=== DATA EXTRACT ===
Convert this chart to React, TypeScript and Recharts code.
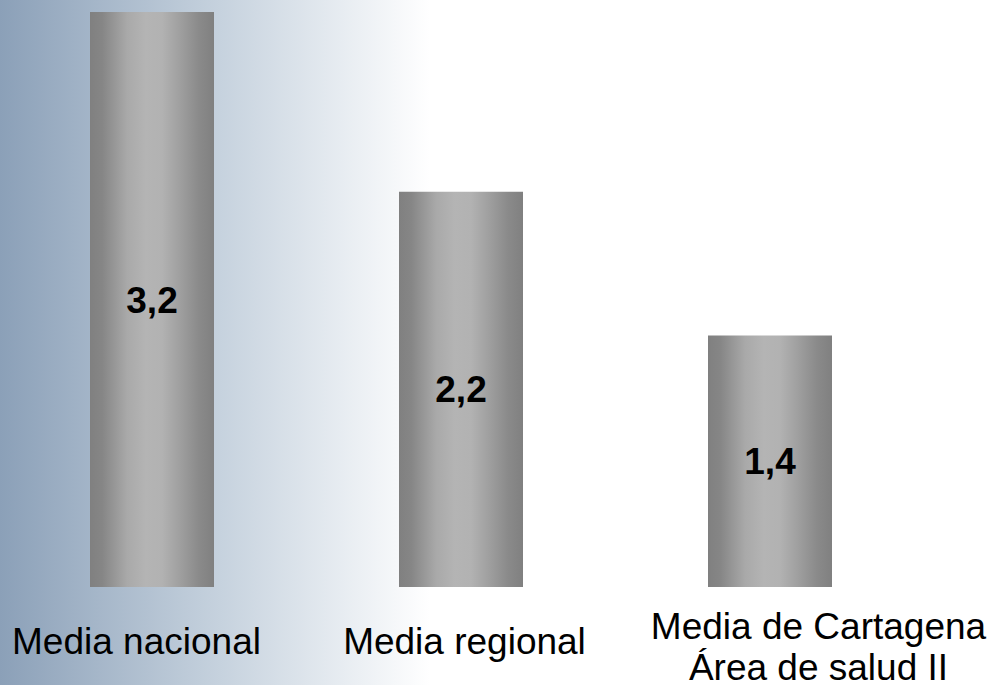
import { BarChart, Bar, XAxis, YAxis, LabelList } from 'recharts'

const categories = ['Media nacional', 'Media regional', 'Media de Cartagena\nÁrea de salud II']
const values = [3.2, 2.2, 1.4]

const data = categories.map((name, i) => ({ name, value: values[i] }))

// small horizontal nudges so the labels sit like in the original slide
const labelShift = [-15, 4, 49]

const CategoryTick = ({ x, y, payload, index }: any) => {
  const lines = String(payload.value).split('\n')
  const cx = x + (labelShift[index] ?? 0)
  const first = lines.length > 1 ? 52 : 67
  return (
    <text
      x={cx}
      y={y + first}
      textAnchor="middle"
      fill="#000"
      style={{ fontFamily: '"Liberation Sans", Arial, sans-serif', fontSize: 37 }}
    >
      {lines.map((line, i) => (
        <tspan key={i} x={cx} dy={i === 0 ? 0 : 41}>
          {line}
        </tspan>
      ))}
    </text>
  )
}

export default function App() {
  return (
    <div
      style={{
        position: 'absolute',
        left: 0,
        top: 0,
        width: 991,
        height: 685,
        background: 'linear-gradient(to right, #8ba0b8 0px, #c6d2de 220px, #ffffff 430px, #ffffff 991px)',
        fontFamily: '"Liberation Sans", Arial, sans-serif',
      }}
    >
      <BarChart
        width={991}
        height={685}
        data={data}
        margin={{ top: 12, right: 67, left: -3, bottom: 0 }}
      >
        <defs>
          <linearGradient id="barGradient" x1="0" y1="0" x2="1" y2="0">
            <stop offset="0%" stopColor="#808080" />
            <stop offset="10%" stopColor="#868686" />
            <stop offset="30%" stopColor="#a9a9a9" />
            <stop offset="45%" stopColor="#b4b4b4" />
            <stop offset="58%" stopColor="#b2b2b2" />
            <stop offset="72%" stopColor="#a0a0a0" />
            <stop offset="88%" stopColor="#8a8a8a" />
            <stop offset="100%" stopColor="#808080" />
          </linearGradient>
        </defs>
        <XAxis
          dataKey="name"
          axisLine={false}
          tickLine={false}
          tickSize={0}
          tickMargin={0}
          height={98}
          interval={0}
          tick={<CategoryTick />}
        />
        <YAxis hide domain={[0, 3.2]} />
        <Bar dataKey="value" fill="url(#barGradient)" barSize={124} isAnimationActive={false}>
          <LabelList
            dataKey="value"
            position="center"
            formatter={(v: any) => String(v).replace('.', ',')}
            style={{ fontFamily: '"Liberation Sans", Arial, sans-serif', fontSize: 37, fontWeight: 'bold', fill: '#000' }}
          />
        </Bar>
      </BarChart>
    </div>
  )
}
===
EXERCISE AIM: Up to and including the line with "const labelShift = [-15, 4, 49]", copy the data above from its first line. Skip pictures.

ANSWER FOR THIS EXERCISE:
Convert this chart to React, TypeScript and Recharts code.
import { BarChart, Bar, XAxis, YAxis, LabelList } from 'recharts'

const categories = ['Media nacional', 'Media regional', 'Media de Cartagena\nÁrea de salud II']
const values = [3.2, 2.2, 1.4]

const data = categories.map((name, i) => ({ name, value: values[i] }))

// small horizontal nudges so the labels sit like in the original slide
const labelShift = [-15, 4, 49]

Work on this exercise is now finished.